◆ **WHAT THE TASK REQUIRES**:
Would you write out the listing verbatim and skip every picture in it?

◆ **COLLECTED DATA**:
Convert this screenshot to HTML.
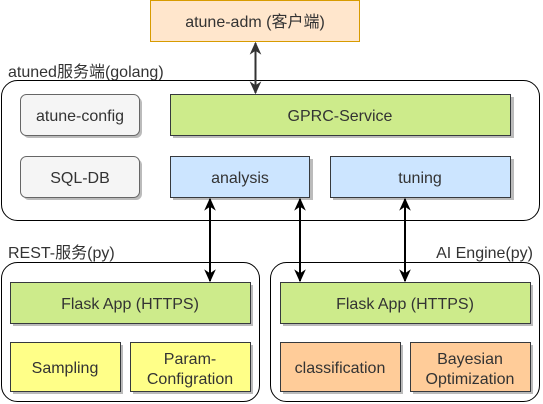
<!DOCTYPE html>
<html><head><meta charset="utf-8"><style>
html,body{margin:0;padding:0;background:#fff;}
svg{display:block;}
text{font-family:"Liberation Sans","Noto Sans CJK SC",sans-serif;font-size:16px;fill:#333;}
</style></head><body>
<svg width="543" height="404" viewBox="0 0 543 404" xmlns="http://www.w3.org/2000/svg">
<defs>
<marker id="ah" viewBox="0 0 10 10" refX="9" refY="5" markerWidth="13" markerHeight="13" markerUnits="userSpaceOnUse" orient="auto-start-reverse">
<path d="M0,0.5 L10,5 L0,9.5 L3,5 Z" fill="#000"/></marker>
<marker id="ah2" viewBox="0 0 10 10" refX="9" refY="5" markerWidth="13" markerHeight="13" markerUnits="userSpaceOnUse" orient="auto-start-reverse">
<path d="M0,0.5 L10,5 L0,9.5 L3,5 Z" fill="#333"/></marker>
</defs>
<rect x="150.5" y="0.5" width="209" height="41" fill="#ffe6cc" stroke="#d79b00"/>
<text x="255" y="27" text-anchor="middle">atune-adm (客户端)</text>
<text x="8" y="77">atuned服务端(golang)</text>
<rect x="1.5" y="80.5" width="538" height="140" rx="16" fill="#fff" stroke="#000"/>
<text x="8" y="258">REST-服务(py)</text>
<rect x="1.5" y="262.5" width="258" height="139" rx="16" fill="#fff" stroke="#000"/>
<text x="533" y="258" text-anchor="end">AI Engine(py)</text>
<rect x="270.5" y="262.5" width="269" height="139" rx="16" fill="#fff" stroke="#000"/>
<g fill="#bbb">
<rect x="23" y="97" width="119" height="41" rx="6"/>
<rect x="23" y="159" width="119" height="41" rx="6"/>
<rect x="173" y="97" width="341" height="41"/>
<rect x="173" y="159" width="140" height="41"/>
<rect x="333" y="159" width="181" height="41"/>
<rect x="13" y="285" width="240" height="41"/>
<rect x="283" y="285" width="250" height="41"/>
<rect x="13" y="345" width="110" height="49"/>
<rect x="133" y="345" width="120" height="49"/>
<rect x="283" y="345" width="120" height="49"/>
<rect x="413" y="345" width="120" height="49"/>
</g>
<rect x="20.5" y="94.5" width="119" height="41" rx="6" fill="#f5f5f5" stroke="#666"/>
<text x="80" y="121" text-anchor="middle">atune-config</text>
<rect x="20.5" y="156.5" width="119" height="41" rx="6" fill="#f5f5f5" stroke="#666"/>
<text x="80" y="183" text-anchor="middle">SQL-DB</text>
<rect x="170.5" y="94.5" width="340" height="41" fill="#cdeb8b" stroke="#36393d"/>
<text x="340" y="121" text-anchor="middle">GPRC-Service</text>
<rect x="170.5" y="156.5" width="139" height="41" fill="#cce5ff" stroke="#36393d"/>
<text x="240" y="183" text-anchor="middle">analysis</text>
<rect x="330.5" y="156.5" width="180" height="41" fill="#cce5ff" stroke="#36393d"/>
<text x="420" y="183" text-anchor="middle">tuning</text>
<rect x="10.5" y="282.5" width="240" height="41" fill="#cdeb8b" stroke="#36393d"/>
<text x="130" y="309" text-anchor="middle">Flask App (HTTPS)</text>
<rect x="280.5" y="282.5" width="250" height="41" fill="#cdeb8b" stroke="#36393d"/>
<text x="405" y="309" text-anchor="middle">Flask App (HTTPS)</text>
<rect x="10.5" y="342.5" width="110" height="49" fill="#ffff88" stroke="#36393d"/>
<text x="65" y="373" text-anchor="middle">Sampling</text>
<rect x="130.5" y="342.5" width="120" height="49" fill="#ffff88" stroke="#36393d"/>
<text x="190" y="364" text-anchor="middle">Param-</text>
<text x="190" y="384" text-anchor="middle">Configration</text>
<rect x="280.5" y="342.5" width="120" height="49" fill="#ffcc99" stroke="#36393d"/>
<text x="340" y="373" text-anchor="middle">classification</text>
<rect x="410.5" y="342.5" width="120" height="49" fill="#ffcc99" stroke="#36393d"/>
<text x="470" y="364" text-anchor="middle">Bayesian</text>
<text x="470" y="384" text-anchor="middle">Optimization</text>
<line x1="255.5" y1="43" x2="255.5" y2="93" stroke="#333" stroke-width="2" marker-start="url(#ah2)" marker-end="url(#ah2)"/>
<line x1="210" y1="199" x2="210" y2="281" stroke="#000" stroke-width="2" marker-start="url(#ah)" marker-end="url(#ah)"/>
<line x1="300" y1="199" x2="300" y2="281" stroke="#000" stroke-width="2" marker-start="url(#ah)" marker-end="url(#ah)"/>
<line x1="405" y1="199" x2="405" y2="281" stroke="#000" stroke-width="2" marker-start="url(#ah)" marker-end="url(#ah)"/>
</svg>
</body></html>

◆ **OUTPUT FOR THIS EXERCISE**:
Convert this screenshot to HTML.
<!DOCTYPE html>
<html><head><meta charset="utf-8"><style>
html,body{margin:0;padding:0;background:#fff;}
svg{display:block;}
text{font-family:"Liberation Sans","Noto Sans CJK SC",sans-serif;font-size:16px;fill:#333;}
</style></head><body>
<svg width="543" height="404" viewBox="0 0 543 404" xmlns="http://www.w3.org/2000/svg">
<defs>
<marker id="ah" viewBox="0 0 10 10" refX="9" refY="5" markerWidth="13" markerHeight="13" markerUnits="userSpaceOnUse" orient="auto-start-reverse">
<path d="M0,0.5 L10,5 L0,9.5 L3,5 Z" fill="#000"/></marker>
<marker id="ah2" viewBox="0 0 10 10" refX="9" refY="5" markerWidth="13" markerHeight="13" markerUnits="userSpaceOnUse" orient="auto-start-reverse">
<path d="M0,0.5 L10,5 L0,9.5 L3,5 Z" fill="#333"/></marker>
</defs>
<rect x="150.5" y="0.5" width="209" height="41" fill="#ffe6cc" stroke="#d79b00"/>
<text x="255" y="27" text-anchor="middle">atune-adm (客户端)</text>
<text x="8" y="77">atuned服务端(golang)</text>
<rect x="1.5" y="80.5" width="538" height="140" rx="16" fill="#fff" stroke="#000"/>
<text x="8" y="258">REST-服务(py)</text>
<rect x="1.5" y="262.5" width="258" height="139" rx="16" fill="#fff" stroke="#000"/>
<text x="533" y="258" text-anchor="end">AI Engine(py)</text>
<rect x="270.5" y="262.5" width="269" height="139" rx="16" fill="#fff" stroke="#000"/>
<g fill="#bbb">
<rect x="23" y="97" width="119" height="41" rx="6"/>
<rect x="23" y="159" width="119" height="41" rx="6"/>
<rect x="173" y="97" width="341" height="41"/>
<rect x="173" y="159" width="140" height="41"/>
<rect x="333" y="159" width="181" height="41"/>
<rect x="13" y="285" width="240" height="41"/>
<rect x="283" y="285" width="250" height="41"/>
<rect x="13" y="345" width="110" height="49"/>
<rect x="133" y="345" width="120" height="49"/>
<rect x="283" y="345" width="120" height="49"/>
<rect x="413" y="345" width="120" height="49"/>
</g>
<rect x="20.5" y="94.5" width="119" height="41" rx="6" fill="#f5f5f5" stroke="#666"/>
<text x="80" y="121" text-anchor="middle">atune-config</text>
<rect x="20.5" y="156.5" width="119" height="41" rx="6" fill="#f5f5f5" stroke="#666"/>
<text x="80" y="183" text-anchor="middle">SQL-DB</text>
<rect x="170.5" y="94.5" width="340" height="41" fill="#cdeb8b" stroke="#36393d"/>
<text x="340" y="121" text-anchor="middle">GPRC-Service</text>
<rect x="170.5" y="156.5" width="139" height="41" fill="#cce5ff" stroke="#36393d"/>
<text x="240" y="183" text-anchor="middle">analysis</text>
<rect x="330.5" y="156.5" width="180" height="41" fill="#cce5ff" stroke="#36393d"/>
<text x="420" y="183" text-anchor="middle">tuning</text>
<rect x="10.5" y="282.5" width="240" height="41" fill="#cdeb8b" stroke="#36393d"/>
<text x="130" y="309" text-anchor="middle">Flask App (HTTPS)</text>
<rect x="280.5" y="282.5" width="250" height="41" fill="#cdeb8b" stroke="#36393d"/>
<text x="405" y="309" text-anchor="middle">Flask App (HTTPS)</text>
<rect x="10.5" y="342.5" width="110" height="49" fill="#ffff88" stroke="#36393d"/>
<text x="65" y="373" text-anchor="middle">Sampling</text>
<rect x="130.5" y="342.5" width="120" height="49" fill="#ffff88" stroke="#36393d"/>
<text x="190" y="364" text-anchor="middle">Param-</text>
<text x="190" y="384" text-anchor="middle">Configration</text>
<rect x="280.5" y="342.5" width="120" height="49" fill="#ffcc99" stroke="#36393d"/>
<text x="340" y="373" text-anchor="middle">classification</text>
<rect x="410.5" y="342.5" width="120" height="49" fill="#ffcc99" stroke="#36393d"/>
<text x="470" y="364" text-anchor="middle">Bayesian</text>
<text x="470" y="384" text-anchor="middle">Optimization</text>
<line x1="255.5" y1="43" x2="255.5" y2="93" stroke="#333" stroke-width="2" marker-start="url(#ah2)" marker-end="url(#ah2)"/>
<line x1="210" y1="199" x2="210" y2="281" stroke="#000" stroke-width="2" marker-start="url(#ah)" marker-end="url(#ah)"/>
<line x1="300" y1="199" x2="300" y2="281" stroke="#000" stroke-width="2" marker-start="url(#ah)" marker-end="url(#ah)"/>
<line x1="405" y1="199" x2="405" y2="281" stroke="#000" stroke-width="2" marker-start="url(#ah)" marker-end="url(#ah)"/>
</svg>
</body></html>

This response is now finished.